Confronting the enemny that is 'Tribalism' (Phillip Ochieng, Nation Newspaper Feb 10 2008)

(The madness of 'tribalism')
For years, Kenyans have clamoured for laws better than the present ones. But, surely, there must be some good laws among the existing ones. What can be better than the one which states that a Kenyan can live in any part of Kenya?
It is a crime for a Taita to prevent a Teso from putting up a home in Taitaland, unless the Teso has acquired the land illegally. Yet that is precisely the law that we are now so busy breaking. Kenyans are chasing Kenyans with the civility of a cheetah pursuing a gazelle in the Maasai Mara.

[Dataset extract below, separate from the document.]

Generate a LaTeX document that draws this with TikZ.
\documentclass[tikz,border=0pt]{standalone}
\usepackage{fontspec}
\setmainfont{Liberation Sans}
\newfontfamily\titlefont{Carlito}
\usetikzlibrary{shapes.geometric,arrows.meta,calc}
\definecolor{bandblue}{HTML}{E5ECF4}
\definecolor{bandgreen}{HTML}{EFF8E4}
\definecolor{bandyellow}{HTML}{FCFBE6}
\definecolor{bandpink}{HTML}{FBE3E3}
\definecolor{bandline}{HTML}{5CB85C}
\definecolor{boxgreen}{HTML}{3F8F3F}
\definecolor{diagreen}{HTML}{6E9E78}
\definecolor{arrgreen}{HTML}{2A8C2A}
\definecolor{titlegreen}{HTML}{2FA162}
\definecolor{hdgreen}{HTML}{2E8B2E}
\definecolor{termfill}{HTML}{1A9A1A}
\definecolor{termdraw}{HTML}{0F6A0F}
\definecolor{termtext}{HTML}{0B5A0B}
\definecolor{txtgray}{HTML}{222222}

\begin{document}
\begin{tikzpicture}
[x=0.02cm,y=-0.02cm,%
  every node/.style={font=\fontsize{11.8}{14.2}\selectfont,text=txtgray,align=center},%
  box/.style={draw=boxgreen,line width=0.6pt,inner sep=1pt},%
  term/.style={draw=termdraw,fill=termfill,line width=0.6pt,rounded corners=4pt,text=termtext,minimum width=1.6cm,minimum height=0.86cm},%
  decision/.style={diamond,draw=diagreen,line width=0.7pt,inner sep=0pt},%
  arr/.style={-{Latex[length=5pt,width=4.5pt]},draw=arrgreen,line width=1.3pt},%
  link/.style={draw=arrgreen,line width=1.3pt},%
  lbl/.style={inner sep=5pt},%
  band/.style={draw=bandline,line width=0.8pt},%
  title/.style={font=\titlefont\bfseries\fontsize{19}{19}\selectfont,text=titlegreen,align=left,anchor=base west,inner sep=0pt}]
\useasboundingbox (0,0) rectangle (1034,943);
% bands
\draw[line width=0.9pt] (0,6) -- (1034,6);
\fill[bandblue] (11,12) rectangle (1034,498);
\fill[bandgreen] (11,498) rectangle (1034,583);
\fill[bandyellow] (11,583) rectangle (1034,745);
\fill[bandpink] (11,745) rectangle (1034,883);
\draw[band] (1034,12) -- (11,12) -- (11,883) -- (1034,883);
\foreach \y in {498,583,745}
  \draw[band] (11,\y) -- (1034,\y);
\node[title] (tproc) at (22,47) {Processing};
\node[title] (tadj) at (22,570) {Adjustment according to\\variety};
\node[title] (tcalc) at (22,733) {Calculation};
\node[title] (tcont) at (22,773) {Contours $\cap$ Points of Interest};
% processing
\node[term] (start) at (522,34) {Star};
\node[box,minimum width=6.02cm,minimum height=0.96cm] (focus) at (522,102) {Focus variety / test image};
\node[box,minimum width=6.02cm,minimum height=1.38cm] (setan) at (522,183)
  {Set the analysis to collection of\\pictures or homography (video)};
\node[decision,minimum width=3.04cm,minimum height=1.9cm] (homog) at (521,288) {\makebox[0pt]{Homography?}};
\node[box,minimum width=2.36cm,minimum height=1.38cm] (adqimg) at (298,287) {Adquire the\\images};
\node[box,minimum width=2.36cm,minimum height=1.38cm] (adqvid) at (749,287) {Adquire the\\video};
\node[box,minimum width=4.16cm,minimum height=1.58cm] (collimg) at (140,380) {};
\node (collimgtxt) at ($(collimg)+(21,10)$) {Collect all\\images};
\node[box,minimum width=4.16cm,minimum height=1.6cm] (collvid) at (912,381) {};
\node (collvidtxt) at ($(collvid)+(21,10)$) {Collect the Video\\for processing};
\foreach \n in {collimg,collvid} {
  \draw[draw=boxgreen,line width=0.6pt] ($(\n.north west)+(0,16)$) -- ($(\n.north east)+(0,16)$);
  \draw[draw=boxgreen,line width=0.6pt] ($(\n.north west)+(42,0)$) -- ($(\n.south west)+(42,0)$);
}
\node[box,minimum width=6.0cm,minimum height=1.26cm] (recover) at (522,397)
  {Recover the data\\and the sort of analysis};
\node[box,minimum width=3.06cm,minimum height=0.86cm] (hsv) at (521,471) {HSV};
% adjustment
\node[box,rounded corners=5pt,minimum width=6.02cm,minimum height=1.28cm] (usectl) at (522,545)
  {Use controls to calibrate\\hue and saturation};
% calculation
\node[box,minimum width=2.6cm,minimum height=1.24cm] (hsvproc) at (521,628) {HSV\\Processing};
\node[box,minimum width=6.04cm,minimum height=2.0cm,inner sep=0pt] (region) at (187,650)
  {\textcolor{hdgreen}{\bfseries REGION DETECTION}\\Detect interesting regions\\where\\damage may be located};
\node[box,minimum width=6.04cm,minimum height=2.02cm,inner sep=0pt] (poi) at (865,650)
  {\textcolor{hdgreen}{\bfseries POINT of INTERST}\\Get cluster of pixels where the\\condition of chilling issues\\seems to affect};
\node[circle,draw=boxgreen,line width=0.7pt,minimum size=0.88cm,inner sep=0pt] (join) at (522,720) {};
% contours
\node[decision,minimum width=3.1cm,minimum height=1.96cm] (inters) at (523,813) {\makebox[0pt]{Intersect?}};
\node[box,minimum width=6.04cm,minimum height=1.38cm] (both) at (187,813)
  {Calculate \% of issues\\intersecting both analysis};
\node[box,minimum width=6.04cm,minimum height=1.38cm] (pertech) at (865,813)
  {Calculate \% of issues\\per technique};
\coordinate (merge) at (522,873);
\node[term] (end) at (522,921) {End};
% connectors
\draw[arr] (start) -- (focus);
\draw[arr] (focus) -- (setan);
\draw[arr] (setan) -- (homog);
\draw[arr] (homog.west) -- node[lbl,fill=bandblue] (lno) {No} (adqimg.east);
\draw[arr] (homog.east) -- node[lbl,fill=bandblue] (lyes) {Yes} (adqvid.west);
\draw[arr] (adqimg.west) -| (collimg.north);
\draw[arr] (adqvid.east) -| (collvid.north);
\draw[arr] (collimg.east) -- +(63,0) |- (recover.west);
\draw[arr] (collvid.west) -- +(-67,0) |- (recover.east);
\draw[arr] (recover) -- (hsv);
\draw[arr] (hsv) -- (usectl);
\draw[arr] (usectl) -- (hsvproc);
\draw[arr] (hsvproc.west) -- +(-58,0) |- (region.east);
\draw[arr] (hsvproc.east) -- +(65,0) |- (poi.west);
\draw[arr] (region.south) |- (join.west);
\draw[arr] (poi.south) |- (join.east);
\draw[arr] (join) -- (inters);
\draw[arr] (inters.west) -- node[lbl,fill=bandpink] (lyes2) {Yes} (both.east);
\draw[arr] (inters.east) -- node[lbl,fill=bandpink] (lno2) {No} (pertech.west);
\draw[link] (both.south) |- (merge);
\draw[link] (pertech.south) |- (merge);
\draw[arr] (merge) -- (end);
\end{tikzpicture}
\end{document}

WHAT CAN IT MEAN? SURELY, THIS – THAT THE “betterness” of a piece of law lies not in its wording but only in whether it is achieving its purpose. There are two ways in which it can do this. One is through the police – both to prevent flouting and to punish flouters.
But by far the cheaper and more effective one is to obviate the need for policing. Why waste resources -- which might be direly needed in vastly more important social areas -- on what Dostoyevsky called Crime and Punishment?

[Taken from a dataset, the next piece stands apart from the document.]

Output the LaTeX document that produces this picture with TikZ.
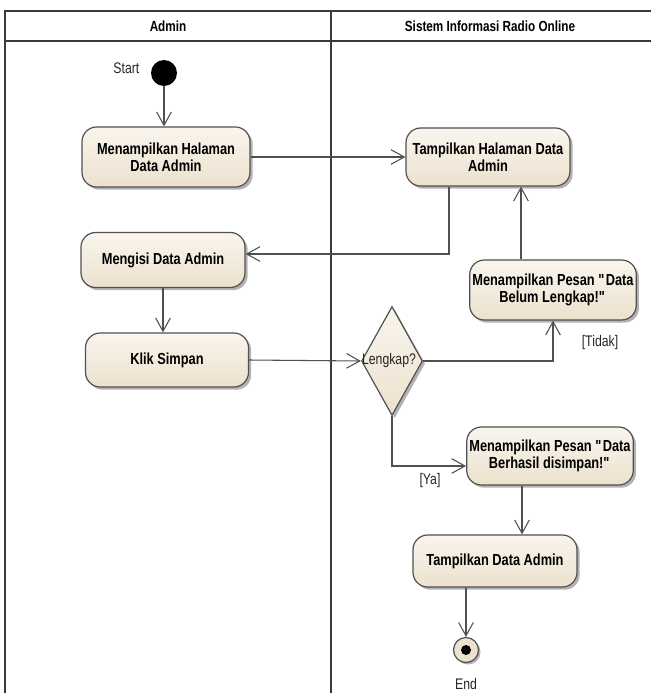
\documentclass[tikz,border=0pt]{standalone}
\usepackage{fontspec}
\setmainfont{Liberation Sans}[FakeStretch=0.8]
\usetikzlibrary{arrows.meta,shapes.geometric,shadows,calc}
\definecolor{actfillT}{HTML}{F9F5EE}
\definecolor{actfillB}{HTML}{ECE1CD}
\definecolor{edgecol}{HTML}{505050}
\definecolor{lanecol}{HTML}{3A3A3A}

\begin{document}
\begin{tikzpicture}[x=0.75pt,y=-0.75pt,
  activity/.style={draw=edgecol, line width=0.9pt, rounded corners=11pt,
    top color=actfillT, bottom color=actfillB,
    drop shadow={shadow xshift=2pt,shadow yshift=-2pt,opacity=0.3,fill=black},
    align=center, font=\bfseries\fontsize{12}{13}\selectfont, inner sep=2pt},
  flow/.style={draw=edgecol, line width=0.8pt, -{Straight Barb[length=10pt,width=11pt]}},
  lbl/.style={font=\fontsize{11.5}{13}\selectfont, text=black!85, inner sep=1pt},
  lanehead/.style={font=\bfseries\fontsize{11}{13}\selectfont},
]
\useasboundingbox (0,0) rectangle (651,693);

% swimlane frame
\draw[lanecol, line width=1.2pt] (5,693) -- (5,11) -- (651,11);
\draw[lanecol, line width=1.2pt] (5,41) -- (651,41);
\draw[lanecol, line width=1.2pt] (331,11) -- (331,693);
\node[lanehead] (hadmin) at (168,26) {Admin};
\node[lanehead] (hsys) at (490,26) {Sistem Informasi Radio Online};

% start / end
\node[circle, fill=black, minimum size=19.5pt, inner sep=0pt] (start) at (164,73) {};
\node[lbl, anchor=east] (startlbl) at (141,68) {Start};

\node[circle, draw=edgecol, line width=0.9pt, fill=actfillB, minimum size=18.75pt, inner sep=0pt,
  drop shadow={shadow xshift=1.5pt,shadow yshift=-1.5pt,opacity=0.3,fill=black}] (end) at (466,650) {};
\fill[black] (end.center) circle (3.75pt);
\node[lbl] (endlbl) at (466,684) {End};

% activities
\node[activity, minimum width=126pt, minimum height=45pt] (a1) at (166,157) {Menampilkan Halaman\\Data Admin};
\node[activity, minimum width=123pt, minimum height=43.5pt] (b1) at (488,157) {Tampilkan Halaman Data\\Admin};
\node[activity, minimum width=123pt, minimum height=41.25pt] (a2) at (163,260) {Mengisi Data Admin};
\node[activity, minimum width=123.75pt, minimum height=45pt] (b2) at (553,290) {Menampilkan Pesan \textquotedbl Data\\Belum Lengkap!\textquotedbl};
\node[activity, minimum width=122.25pt, minimum height=40.5pt] (a3) at (167,360) {Klik Simpan};
\node[activity, minimum width=123.75pt, minimum height=43.5pt] (b3) at (550,456) {Menampilkan Pesan \textquotedbl Data\\Berhasil disimpan!\textquotedbl};
\node[activity, minimum width=123pt, minimum height=39pt] (b4) at (495,561) {Tampilkan Data Admin};

% decision
\node[diamond, draw=edgecol, line width=0.9pt, top color=actfillT, bottom color=actfillB,
  minimum width=45.75pt, minimum height=81.75pt, inner sep=0pt,
  drop shadow={shadow xshift=2pt,shadow yshift=-2pt,opacity=0.3,fill=black}] (dec) at (392,361) {};
\node[lbl] (declbl) at (389,361) {Lengkap?};

% flows
\draw[flow] (start.south) -- (start.south |- a1.north);
\draw[flow] (a1.east) -- (b1.west);
\draw[flow] ($(b1.south)+(-39,0)$) coordinate (b1out) |- ($(a2.east)+(0,-6)$);
\draw[flow] ($(b2.north)+(-32,0)$) coordinate (b2out) -- (b2out |- b1.south);
\draw[flow] (a2.south) -- (a2.south |- a3.north);
\draw[flow] (a3.east) -- (dec.west);
\draw[flow] (dec.east) -| (b2.south);
\draw[flow] (dec.south) |- ($(b3.west)+(0,10)$);
\draw[flow] ($(b3.south)+(-28,0)$) coordinate (b3out) -- (b3out |- b4.north);
\draw[flow] (b4.south -| end) -- (end.north);

% guard labels
\node[lbl] (tidak) at (600,343) {[Tidak]};
\node[lbl] (ya) at (430,481) {[Ya]};
\end{tikzpicture}
\end{document}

It is important to catch felons and bring them to book. Yet this can deal only with “manual crime.” But, as Jacob Bronowski remarks in The Ascent of Man, the hand is not an independent agent. The hand is merely “? the cutting edge of the mind?”

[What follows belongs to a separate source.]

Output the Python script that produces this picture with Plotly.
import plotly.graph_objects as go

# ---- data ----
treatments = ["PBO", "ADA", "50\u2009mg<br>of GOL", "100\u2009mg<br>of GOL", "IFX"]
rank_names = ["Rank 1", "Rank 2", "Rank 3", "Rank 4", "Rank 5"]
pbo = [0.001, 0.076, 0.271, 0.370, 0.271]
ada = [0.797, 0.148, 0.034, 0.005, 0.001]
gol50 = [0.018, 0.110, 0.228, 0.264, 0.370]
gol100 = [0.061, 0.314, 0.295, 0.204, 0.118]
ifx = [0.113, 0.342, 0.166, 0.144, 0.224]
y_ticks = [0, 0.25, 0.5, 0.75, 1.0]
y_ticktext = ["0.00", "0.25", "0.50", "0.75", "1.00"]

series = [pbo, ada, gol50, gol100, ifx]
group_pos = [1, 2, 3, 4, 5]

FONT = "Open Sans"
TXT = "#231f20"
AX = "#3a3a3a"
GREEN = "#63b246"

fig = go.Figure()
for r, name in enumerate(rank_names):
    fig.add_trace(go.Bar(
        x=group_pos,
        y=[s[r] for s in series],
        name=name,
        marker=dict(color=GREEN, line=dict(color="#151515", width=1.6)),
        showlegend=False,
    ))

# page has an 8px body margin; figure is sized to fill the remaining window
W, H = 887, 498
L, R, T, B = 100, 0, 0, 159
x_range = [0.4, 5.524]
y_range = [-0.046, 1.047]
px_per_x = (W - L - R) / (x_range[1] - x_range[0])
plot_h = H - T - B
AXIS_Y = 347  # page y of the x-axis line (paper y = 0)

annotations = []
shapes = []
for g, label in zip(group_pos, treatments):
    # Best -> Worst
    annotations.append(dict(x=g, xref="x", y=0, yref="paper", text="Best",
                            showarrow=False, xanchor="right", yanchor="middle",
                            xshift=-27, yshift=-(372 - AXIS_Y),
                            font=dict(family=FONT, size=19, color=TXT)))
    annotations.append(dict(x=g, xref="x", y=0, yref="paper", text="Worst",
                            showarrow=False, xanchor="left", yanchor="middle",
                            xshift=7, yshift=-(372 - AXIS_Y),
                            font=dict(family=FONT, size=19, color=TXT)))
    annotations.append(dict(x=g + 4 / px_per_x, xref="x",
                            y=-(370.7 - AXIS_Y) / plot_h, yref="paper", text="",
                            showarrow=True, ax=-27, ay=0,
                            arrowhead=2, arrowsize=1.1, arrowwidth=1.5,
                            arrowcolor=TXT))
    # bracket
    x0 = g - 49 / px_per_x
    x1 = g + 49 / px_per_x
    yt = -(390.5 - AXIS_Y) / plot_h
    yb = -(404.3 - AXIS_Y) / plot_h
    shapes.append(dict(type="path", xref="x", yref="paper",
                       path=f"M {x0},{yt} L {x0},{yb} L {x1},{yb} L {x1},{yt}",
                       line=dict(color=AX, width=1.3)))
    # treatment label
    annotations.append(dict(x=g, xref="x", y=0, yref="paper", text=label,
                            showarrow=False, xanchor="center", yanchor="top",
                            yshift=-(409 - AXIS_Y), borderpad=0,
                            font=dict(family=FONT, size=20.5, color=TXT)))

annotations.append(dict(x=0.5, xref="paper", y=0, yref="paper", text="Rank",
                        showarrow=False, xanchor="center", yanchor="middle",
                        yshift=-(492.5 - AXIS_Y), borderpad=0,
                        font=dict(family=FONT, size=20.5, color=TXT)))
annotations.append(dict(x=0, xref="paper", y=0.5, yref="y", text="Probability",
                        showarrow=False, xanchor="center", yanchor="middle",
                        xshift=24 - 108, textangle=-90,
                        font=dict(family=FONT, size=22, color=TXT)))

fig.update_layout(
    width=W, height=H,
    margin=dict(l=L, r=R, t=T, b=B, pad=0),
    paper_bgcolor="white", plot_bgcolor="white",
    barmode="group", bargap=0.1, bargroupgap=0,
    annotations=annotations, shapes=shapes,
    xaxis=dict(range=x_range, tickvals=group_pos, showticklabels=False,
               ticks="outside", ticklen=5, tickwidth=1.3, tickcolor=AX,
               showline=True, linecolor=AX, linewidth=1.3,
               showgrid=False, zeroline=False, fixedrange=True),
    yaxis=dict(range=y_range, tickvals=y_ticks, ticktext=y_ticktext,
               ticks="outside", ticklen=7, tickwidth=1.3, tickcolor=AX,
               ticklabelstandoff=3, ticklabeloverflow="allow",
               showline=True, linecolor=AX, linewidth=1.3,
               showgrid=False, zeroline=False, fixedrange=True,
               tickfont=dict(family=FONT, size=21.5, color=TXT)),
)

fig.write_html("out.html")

It is the mind that instigates the crimes that we commit, including the chauvinism which leads you to attack your neighbour on account of his ethnic affiliation. The upshot is that, in the war on crime, mental education is a hundred times more effective than a hundred manacles.
The chief failing of all our upbringing – including the classroom formality that we claim to be “education” – is that it does not attempt to remove from our minds any of the groundless assumptions, sentiments and thoughts that we hold against one another as ethnic communities.
THE CHIEF CULPRITS ARE OUR PARENTS, OUR teachers, our priests and – by the favouritism with which they hire and fire – our government officials. If these are members of our most “educated” elite, how can we expect our mass of peasants and proletarians to know any better?
That is why it is not surprising that, as we cut one another’s throats, most of us clamour merely for a greater police presence.
The police may have prevented much of what has happened. They may arrest us and the courts may sentence us to stiff punishment.
But they cannot arrest and detain or jail the parochialism that hag-rides us as races, tribes, genders and religions. It is not their duty. Appalling is the revelation, since December 27, that, since independence, Kenyans have not moved even a flea-hop in the direction of mental education, uplift and refinement.
Nothing is more embarrassing than to listen to PhDs from one community, seated at the counter of a pub, uttering the most fetid drivel about other tribes. They demand “revolutionary changes” in the body politic but only if these changes are manned by members of their tribe. At the counter – that’s why I call them counter-revolutionaries.
FOR IT IS THEY WHO OUGHT TO PLAY THE VANGUARD role in our seemingly insuperable task of creating a single national mind out of a conglomeration of disparate ethnic minds. Yet since December 27, I have not seen even a single suggestion from the academic community that tribalism is our national bane number one – leave alone how to tackle it.
If our professors are the ones who have created this straitjacket of thought during the 43 years in which we have been independent – probably uttering the bosh in front of their co-tribal students – how could we possibly have avoided December 27 and its aftermath? I ask you, my brothers and sisters: Is this what is called intellectual leadership?
The government says glibly that, economically, we have grown by six per cent. But I would be much prouder to hear that we have grown even by one per cent in our mentality, in our national awareness, in our sense of justice in governance, in our dedication to skill and experience alone when hiring cadres.
No, December 27 has not intensified our parochialism. It has merely removed the outer coating of our small-mindedness. It has merely laid us bare. It has merely made us the laughing stock among the comity of nations.
But, clearly, we cannot blame it on any absence of law or any shortage of policemen. We can blame it only on the refusal by our government and other institutions of moral upbringing to face tribalism full-throttle, to hound the behemoth by every weapon to us, till we slay it.